● GIVEN INFORMATION
################

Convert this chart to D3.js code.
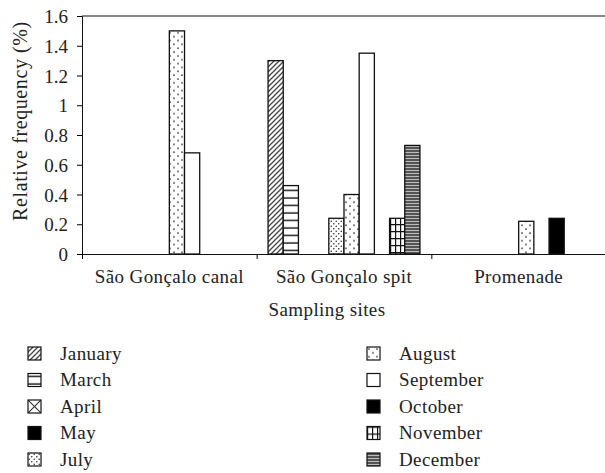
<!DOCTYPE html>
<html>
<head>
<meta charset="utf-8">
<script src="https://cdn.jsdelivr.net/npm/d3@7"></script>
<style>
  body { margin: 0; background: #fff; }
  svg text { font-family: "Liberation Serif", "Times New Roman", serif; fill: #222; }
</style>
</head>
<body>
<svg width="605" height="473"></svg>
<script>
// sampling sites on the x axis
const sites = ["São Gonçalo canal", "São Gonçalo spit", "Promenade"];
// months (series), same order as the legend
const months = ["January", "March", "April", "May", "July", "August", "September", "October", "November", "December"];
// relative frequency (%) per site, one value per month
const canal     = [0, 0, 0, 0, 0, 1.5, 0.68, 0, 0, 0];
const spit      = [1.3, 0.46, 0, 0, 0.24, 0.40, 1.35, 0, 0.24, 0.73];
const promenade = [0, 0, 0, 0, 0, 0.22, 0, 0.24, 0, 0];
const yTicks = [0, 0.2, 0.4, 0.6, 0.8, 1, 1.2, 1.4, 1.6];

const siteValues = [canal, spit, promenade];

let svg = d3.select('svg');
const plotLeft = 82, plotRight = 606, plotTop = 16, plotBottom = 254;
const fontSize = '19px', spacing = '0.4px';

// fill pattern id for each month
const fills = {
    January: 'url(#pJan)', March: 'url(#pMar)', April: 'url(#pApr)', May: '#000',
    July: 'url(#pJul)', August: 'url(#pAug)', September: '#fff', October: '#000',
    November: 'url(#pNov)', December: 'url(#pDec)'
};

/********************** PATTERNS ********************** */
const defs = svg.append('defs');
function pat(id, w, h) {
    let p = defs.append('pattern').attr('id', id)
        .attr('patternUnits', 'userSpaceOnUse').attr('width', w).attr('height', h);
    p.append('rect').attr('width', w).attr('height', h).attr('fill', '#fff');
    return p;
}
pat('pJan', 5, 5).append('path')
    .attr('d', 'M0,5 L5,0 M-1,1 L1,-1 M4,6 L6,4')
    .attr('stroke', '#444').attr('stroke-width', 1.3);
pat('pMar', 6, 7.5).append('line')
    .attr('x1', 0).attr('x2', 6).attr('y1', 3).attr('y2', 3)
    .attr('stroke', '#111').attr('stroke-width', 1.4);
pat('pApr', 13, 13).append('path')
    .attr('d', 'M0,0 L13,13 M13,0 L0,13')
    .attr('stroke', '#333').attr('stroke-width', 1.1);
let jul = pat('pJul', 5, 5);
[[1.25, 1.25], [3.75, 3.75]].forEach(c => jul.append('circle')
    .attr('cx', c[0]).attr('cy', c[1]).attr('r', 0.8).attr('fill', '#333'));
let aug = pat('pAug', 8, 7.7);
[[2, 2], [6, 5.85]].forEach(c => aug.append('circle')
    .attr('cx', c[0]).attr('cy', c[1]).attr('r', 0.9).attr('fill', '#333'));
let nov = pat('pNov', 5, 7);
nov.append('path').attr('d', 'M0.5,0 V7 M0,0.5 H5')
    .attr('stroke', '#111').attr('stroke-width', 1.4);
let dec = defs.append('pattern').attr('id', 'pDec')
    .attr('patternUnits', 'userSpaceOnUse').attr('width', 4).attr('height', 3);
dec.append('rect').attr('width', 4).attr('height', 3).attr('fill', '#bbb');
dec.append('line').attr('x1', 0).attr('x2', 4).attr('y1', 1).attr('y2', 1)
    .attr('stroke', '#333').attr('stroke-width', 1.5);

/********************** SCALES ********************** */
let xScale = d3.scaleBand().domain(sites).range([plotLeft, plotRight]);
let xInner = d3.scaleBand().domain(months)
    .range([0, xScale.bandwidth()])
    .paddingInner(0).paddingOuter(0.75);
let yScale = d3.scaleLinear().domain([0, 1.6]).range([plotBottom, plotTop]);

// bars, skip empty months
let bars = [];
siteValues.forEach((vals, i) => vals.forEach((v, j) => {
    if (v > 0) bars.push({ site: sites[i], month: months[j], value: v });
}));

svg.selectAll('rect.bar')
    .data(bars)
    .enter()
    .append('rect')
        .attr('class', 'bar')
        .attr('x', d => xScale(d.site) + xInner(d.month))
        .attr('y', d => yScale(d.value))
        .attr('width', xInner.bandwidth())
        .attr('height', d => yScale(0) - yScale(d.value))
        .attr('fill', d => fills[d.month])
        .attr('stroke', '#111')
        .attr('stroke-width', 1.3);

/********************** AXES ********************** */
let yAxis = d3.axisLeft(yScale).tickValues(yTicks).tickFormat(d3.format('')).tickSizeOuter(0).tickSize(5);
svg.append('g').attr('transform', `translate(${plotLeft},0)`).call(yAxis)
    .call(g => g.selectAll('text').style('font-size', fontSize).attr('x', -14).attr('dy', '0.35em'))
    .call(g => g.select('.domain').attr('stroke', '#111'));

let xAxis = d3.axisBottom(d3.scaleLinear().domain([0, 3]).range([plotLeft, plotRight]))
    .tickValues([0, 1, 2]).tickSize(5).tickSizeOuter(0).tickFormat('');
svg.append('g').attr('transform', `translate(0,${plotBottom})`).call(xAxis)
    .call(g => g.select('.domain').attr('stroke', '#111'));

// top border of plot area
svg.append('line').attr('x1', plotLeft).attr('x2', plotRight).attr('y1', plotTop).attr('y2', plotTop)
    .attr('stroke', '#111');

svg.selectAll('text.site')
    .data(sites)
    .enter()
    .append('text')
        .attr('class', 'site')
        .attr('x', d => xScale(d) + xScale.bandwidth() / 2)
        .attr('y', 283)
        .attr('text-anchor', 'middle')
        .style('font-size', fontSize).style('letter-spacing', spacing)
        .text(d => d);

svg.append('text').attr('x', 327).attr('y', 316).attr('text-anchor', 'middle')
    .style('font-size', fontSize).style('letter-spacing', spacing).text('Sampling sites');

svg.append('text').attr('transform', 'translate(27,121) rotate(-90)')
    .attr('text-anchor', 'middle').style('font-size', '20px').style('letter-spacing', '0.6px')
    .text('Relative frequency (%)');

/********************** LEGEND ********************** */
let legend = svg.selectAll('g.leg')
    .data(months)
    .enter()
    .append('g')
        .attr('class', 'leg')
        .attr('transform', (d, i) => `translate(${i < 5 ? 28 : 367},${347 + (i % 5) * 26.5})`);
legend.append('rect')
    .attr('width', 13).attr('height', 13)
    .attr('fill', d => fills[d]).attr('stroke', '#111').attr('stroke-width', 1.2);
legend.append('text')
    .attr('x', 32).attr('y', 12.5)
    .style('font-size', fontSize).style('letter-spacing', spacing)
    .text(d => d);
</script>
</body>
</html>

################

All the lines above are to be given again exactly as they read, with the pictures removed.

Convert this chart to D3.js code.
<!DOCTYPE html>
<html>
<head>
<meta charset="utf-8">
<script src="https://cdn.jsdelivr.net/npm/d3@7"></script>
<style>
  body { margin: 0; background: #fff; }
  svg text { font-family: "Liberation Serif", "Times New Roman", serif; fill: #222; }
</style>
</head>
<body>
<svg width="605" height="473"></svg>
<script>
// sampling sites on the x axis
const sites = ["São Gonçalo canal", "São Gonçalo spit", "Promenade"];
// months (series), same order as the legend
const months = ["January", "March", "April", "May", "July", "August", "September", "October", "November", "December"];
// relative frequency (%) per site, one value per month
const canal     = [0, 0, 0, 0, 0, 1.5, 0.68, 0, 0, 0];
const spit      = [1.3, 0.46, 0, 0, 0.24, 0.40, 1.35, 0, 0.24, 0.73];
const promenade = [0, 0, 0, 0, 0, 0.22, 0, 0.24, 0, 0];
const yTicks = [0, 0.2, 0.4, 0.6, 0.8, 1, 1.2, 1.4, 1.6];

const siteValues = [canal, spit, promenade];

let svg = d3.select('svg');
const plotLeft = 82, plotRight = 606, plotTop = 16, plotBottom = 254;
const fontSize = '19px', spacing = '0.4px';

// fill pattern id for each month
const fills = {
    January: 'url(#pJan)', March: 'url(#pMar)', April: 'url(#pApr)', May: '#000',
    July: 'url(#pJul)', August: 'url(#pAug)', September: '#fff', October: '#000',
    November: 'url(#pNov)', December: 'url(#pDec)'
};

/********************** PATTERNS ********************** */
const defs = svg.append('defs');
function pat(id, w, h) {
    let p = defs.append('pattern').attr('id', id)
        .attr('patternUnits', 'userSpaceOnUse').attr('width', w).attr('height', h);
    p.append('rect').attr('width', w).attr('height', h).attr('fill', '#fff');
    return p;
}
pat('pJan', 5, 5).append('path')
    .attr('d', 'M0,5 L5,0 M-1,1 L1,-1 M4,6 L6,4')
    .attr('stroke', '#444').attr('stroke-width', 1.3);
pat('pMar', 6, 7.5).append('line')
    .attr('x1', 0).attr('x2', 6).attr('y1', 3).attr('y2', 3)
    .attr('stroke', '#111').attr('stroke-width', 1.4);
pat('pApr', 13, 13).append('path')
    .attr('d', 'M0,0 L13,13 M13,0 L0,13')
    .attr('stroke', '#333').attr('stroke-width', 1.1);
let jul = pat('pJul', 5, 5);
[[1.25, 1.25], [3.75, 3.75]].forEach(c => jul.append('circle')
    .attr('cx', c[0]).attr('cy', c[1]).attr('r', 0.8).attr('fill', '#333'));
let aug = pat('pAug', 8, 7.7);
[[2, 2], [6, 5.85]].forEach(c => aug.append('circle')
    .attr('cx', c[0]).attr('cy', c[1]).attr('r', 0.9).attr('fill', '#333'));
let nov = pat('pNov', 5, 7);
nov.append('path').attr('d', 'M0.5,0 V7 M0,0.5 H5')
    .attr('stroke', '#111').attr('stroke-width', 1.4);
let dec = defs.append('pattern').attr('id', 'pDec')
    .attr('patternUnits', 'userSpaceOnUse').attr('width', 4).attr('height', 3);
dec.append('rect').attr('width', 4).attr('height', 3).attr('fill', '#bbb');
dec.append('line').attr('x1', 0).attr('x2', 4).attr('y1', 1).attr('y2', 1)
    .attr('stroke', '#333').attr('stroke-width', 1.5);

/********************** SCALES ********************** */
let xScale = d3.scaleBand().domain(sites).range([plotLeft, plotRight]);
let xInner = d3.scaleBand().domain(months)
    .range([0, xScale.bandwidth()])
    .paddingInner(0).paddingOuter(0.75);
let yScale = d3.scaleLinear().domain([0, 1.6]).range([plotBottom, plotTop]);

// bars, skip empty months
let bars = [];
siteValues.forEach((vals, i) => vals.forEach((v, j) => {
    if (v > 0) bars.push({ site: sites[i], month: months[j], value: v });
}));

svg.selectAll('rect.bar')
    .data(bars)
    .enter()
    .append('rect')
        .attr('class', 'bar')
        .attr('x', d => xScale(d.site) + xInner(d.month))
        .attr('y', d => yScale(d.value))
        .attr('width', xInner.bandwidth())
        .attr('height', d => yScale(0) - yScale(d.value))
        .attr('fill', d => fills[d.month])
        .attr('stroke', '#111')
        .attr('stroke-width', 1.3);

/********************** AXES ********************** */
let yAxis = d3.axisLeft(yScale).tickValues(yTicks).tickFormat(d3.format('')).tickSizeOuter(0).tickSize(5);
svg.append('g').attr('transform', `translate(${plotLeft},0)`).call(yAxis)
    .call(g => g.selectAll('text').style('font-size', fontSize).attr('x', -14).attr('dy', '0.35em'))
    .call(g => g.select('.domain').attr('stroke', '#111'));

let xAxis = d3.axisBottom(d3.scaleLinear().domain([0, 3]).range([plotLeft, plotRight]))
    .tickValues([0, 1, 2]).tickSize(5).tickSizeOuter(0).tickFormat('');
svg.append('g').attr('transform', `translate(0,${plotBottom})`).call(xAxis)
    .call(g => g.select('.domain').attr('stroke', '#111'));

// top border of plot area
svg.append('line').attr('x1', plotLeft).attr('x2', plotRight).attr('y1', plotTop).attr('y2', plotTop)
    .attr('stroke', '#111');

svg.selectAll('text.site')
    .data(sites)
    .enter()
    .append('text')
        .attr('class', 'site')
        .attr('x', d => xScale(d) + xScale.bandwidth() / 2)
        .attr('y', 283)
        .attr('text-anchor', 'middle')
        .style('font-size', fontSize).style('letter-spacing', spacing)
        .text(d => d);

svg.append('text').attr('x', 327).attr('y', 316).attr('text-anchor', 'middle')
    .style('font-size', fontSize).style('letter-spacing', spacing).text('Sampling sites');

svg.append('text').attr('transform', 'translate(27,121) rotate(-90)')
    .attr('text-anchor', 'middle').style('font-size', '20px').style('letter-spacing', '0.6px')
    .text('Relative frequency (%)');

/********************** LEGEND ********************** */
let legend = svg.selectAll('g.leg')
    .data(months)
    .enter()
    .append('g')
        .attr('class', 'leg')
        .attr('transform', (d, i) => `translate(${i < 5 ? 28 : 367},${347 + (i % 5) * 26.5})`);
legend.append('rect')
    .attr('width', 13).attr('height', 13)
    .attr('fill', d => fills[d]).attr('stroke', '#111').attr('stroke-width', 1.2);
legend.append('text')
    .attr('x', 32).attr('y', 12.5)
    .style('font-size', fontSize).style('letter-spacing', spacing)
    .text(d => d);
</script>
</body>
</html>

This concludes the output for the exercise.